The Matzah Ball

The Matzah Ball

2021 • 416 pages

Ratings33

Average rating3.1

15

[EDIT: I've been reading other reviews as I was reminded of this book and I don't think I even got to the part where Rachel uses a joke about killing Palestinians as “flirtation”. That is absolutely fucking disgusting and genocide is not a joke. I had gathered the author was Zionist from some other throwaway lines in the beginning but this is beyond evil. I've changed my rating to reflect that.]

As starved as I am for Jewish novels, especially Jewish romances and Jewish holiday books, this was too much for me too finish. There were flaws I could look past - a LOT of telling and not showing - yet other things kept piling up until I simply couldn't go on.
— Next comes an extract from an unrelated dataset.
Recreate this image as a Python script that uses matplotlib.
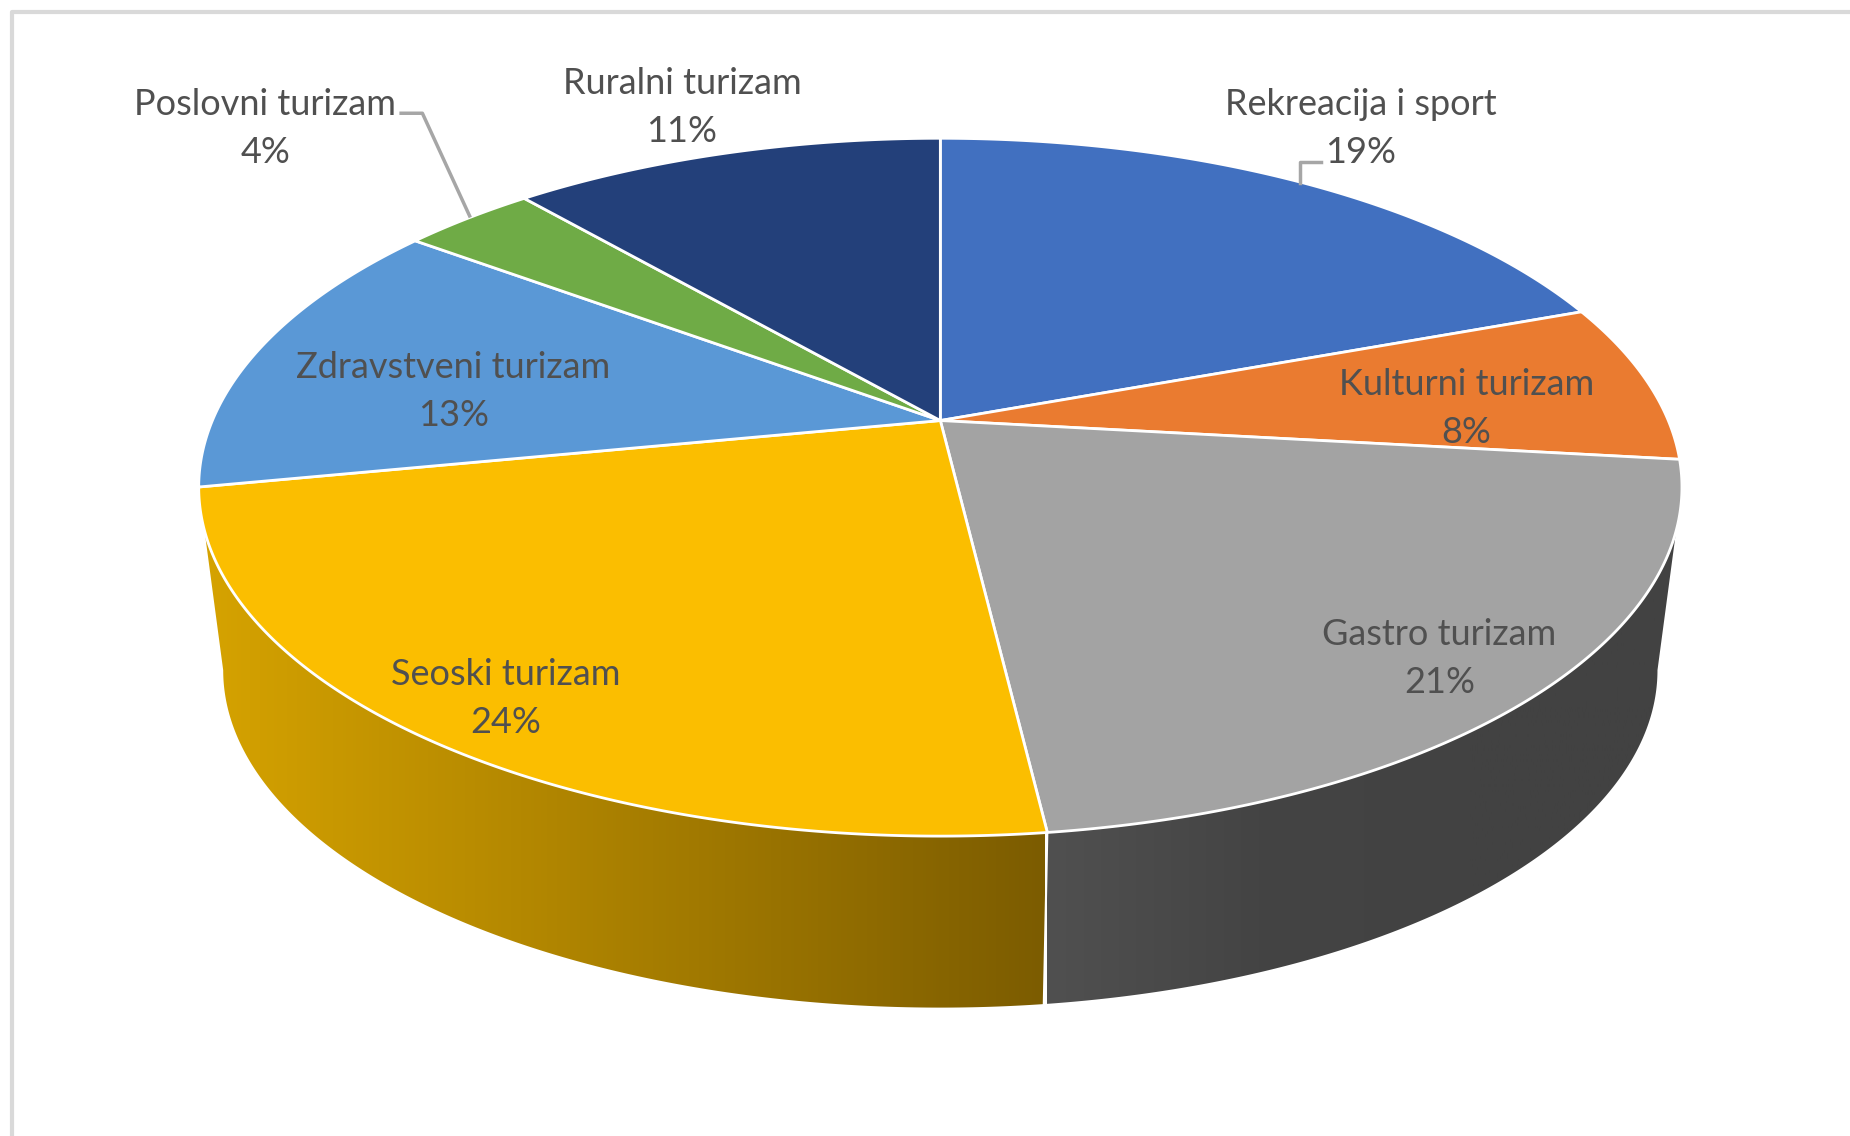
import matplotlib
matplotlib.use("Agg")
import matplotlib.pyplot as plt
import numpy as np
from matplotlib.colors import LinearSegmentedColormap
from matplotlib.patches import Polygon

categories = ["Rekreacija i sport", "Kulturni turizam", "Gastro turizam", "Seoski turizam",
              "Zdravstveni turizam", "Poslovni turizam", "Ruralni turizam"]
# shares as measured from the slices, the printed labels are rounded
shares = [19.4, 7.4, 21.3, 23.85, 13.2, 3.5, 11.35]
pct_labels = ["19%", "8%", "21%", "24%", "13%", "4%", "11%"]
colors = ["#4170c0", "#ea7b30", "#a3a3a3", "#fbbe00", "#5a98d6", "#6fab46", "#23407a"]
label_pos = [(1153, 109), (1243, 346), (1220, 558), (429, 592), (384, 332), (225, 109), (578, 91)]

W, H = 1568, 963
CX, CY = 797, 356.5
A, B, K = 617, 285, 0.191
DROP, SHRINK = 157, 0.967


def project(theta, radius=1.0, lower=False):
    # theta clockwise from 12 o'clock, tilted circle seen in perspective
    x = radius * np.sin(theta)
    y = radius * np.cos(theta)
    w = 1 + K * y
    px, py = A * x / w, B * y / w
    if lower:
        return CX + SHRINK * px, CY + DROP - SHRINK * py
    return CX + px, CY - py


def side_poly(t0, t1):
    t = np.linspace(t0, t1, 200)
    xt, yt = project(t)
    xb, yb = project(t[::-1], lower=True)
    return np.column_stack([np.r_[xt, xb], np.r_[yt, yb]])


def main():
    fig = plt.figure(figsize=(18.5, 11.36), dpi=100)
    ax = fig.add_axes([0, 0, 1, 1])
    ax.set_xlim(0, W)
    ax.set_ylim(H, 0)
    ax.axis("off")

    # frame of the original screenshot
    ax.plot([10, 10, W], [H, 10, 10], color="#d9d9d9", lw=3, zorder=1)

    edges = np.r_[0, np.cumsum(shares)] / sum(shares) * 2 * np.pi
    # widest point of the rim, the side wall starts there
    silhouette = np.arccos(-K)

    gold = LinearSegmentedColormap.from_list("gold", ["#d6a300", "#7c5c00"])
    grey = LinearSegmentedColormap.from_list("grey", ["#505050", "#444444", "#424242", "#424242"])
    grad = np.linspace(0, 1, 256).reshape(1, -1)
    walls = [(edges[3], min(edges[4], 2 * np.pi - silhouette), gold, 170, 885),
             (max(edges[2], silhouette), edges[3], grey, 887, 1425)]
    for t0, t1, cmap, x0, x1 in walls:
        poly = Polygon(side_poly(t0, t1), closed=True, fc="none", ec="none", transform=ax.transData)
        ax.add_patch(poly)
        im = ax.imshow(grad, cmap=cmap, extent=[x0, x1, 900, 300], aspect="auto", zorder=2)
        im.set_clip_path(poly)
    ax.set_xlim(0, W)
    ax.set_ylim(H, 0)

    # separator between the two walls
    x_t, y_t = project(edges[3])
    x_b, y_b = project(edges[3], lower=True)
    ax.plot([x_t, x_b], [y_t, y_b], color="white", lw=1.5, zorder=3)

    # top face
    for i, c in enumerate(colors):
        t = np.linspace(edges[i], edges[i + 1], 200)
        xs, ys = project(t)
        pts = np.column_stack([np.r_[CX, xs], np.r_[CY, ys]])
        ax.add_patch(Polygon(pts, closed=True, fc=c, ec="white", lw=2, joinstyle="round", zorder=4))

    # leader lines
    ax.plot([340, 358, 398], [96, 96, 183], color="#a6a6a6", lw=2.5, zorder=5)
    ax.plot([1120, 1102, 1102], [137, 137, 155], color="#a6a6a6", lw=2.5, zorder=5)

    for name, pct, (x, y) in zip(categories, pct_labels, label_pos):
        ax.text(x, y, name + "\n" + pct, ha="center", va="center", family="Lato", fontsize=26,
                color="#505050", linespacing=1.55, zorder=6)

    fig.savefig("out.png", dpi=100)


if __name__ == "__main__":
    main()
I'll try not to spoil anything as I go, but:

- the sassy gay best friend & sassy Black best friend tropes rolled into Mickey. Not only was it cringey at best, the attempts at AAVE were BAD, and I'm not even Black.

- Rachel's chronic illness was a plus for me, but the treatment of Paul in-story, who has a visible disability, was really weird and infantilizing? It was jarring to read about a character promoting awareness for invisible disabilities while treating another disabled character like a baby.

- We're supposed to see Jacob as this wonderful, if broken and misguided, young man, but honestly he was oblivious and self centered to the point of evil. I got halfway through and the way he uses his money and power over Rachel to humiliate, control, and undermine her was at one point even triggering. She is incapable of escaping from him even in her own home because the narrative - and every character in it - are obsessed with forcing her into situations with him. It's not “romantic” when someone uses their influence to force their help on you no matter if you want it or not, and again, I find it really upsetting for a disability narrative to present that as sweet on Jacob's part. So many people with visible disabilities are touched without their permission by “well meaning” folks in public, and if they protest or refuse the “help”, they're often violently accosted or harassed for it. Presenting the idea that we should accept it as the intended gesture and any protestation is just being “fiery” is asinine.

- Continuing on this thread, the entire way Jacob approaches Rachel in the first place is awful. Without going in depth, basically he decides that because she doesn't spill her guts on their first meeting, she “deserves” what he does because she isn't “honest”. Nothing in the narrative ever makes him think he's not immediately owed her entire life story, including the chronic illness she's kept from her own workplace for over a decade. This idea that a romantic interest is automatically owed your darkest secrets is poisonous, and the way Jacob abuses Rachel and then barely apologizes for it just highlights how. Jacob is so oblivious to Rachel's feelings, so focused on himself that he can only view her and her life through himself and his own experiences, that he can't even admit to himself that forcing ANYONE to do what he had Rachel do is horrible, regardless of health.

Maybe there's some great aspect that I'm missing, but I just could not find any reason to continue on with this book. None of the characters held me at all; even Rachel, who I mostly liked, was ruined by her ableism and her interactions with Mickey because of how he was written. As a librarian, I can say for a fact that there are almost zero Hanukkah books written for adults, and it's really disappointing that of the few, this is what we have.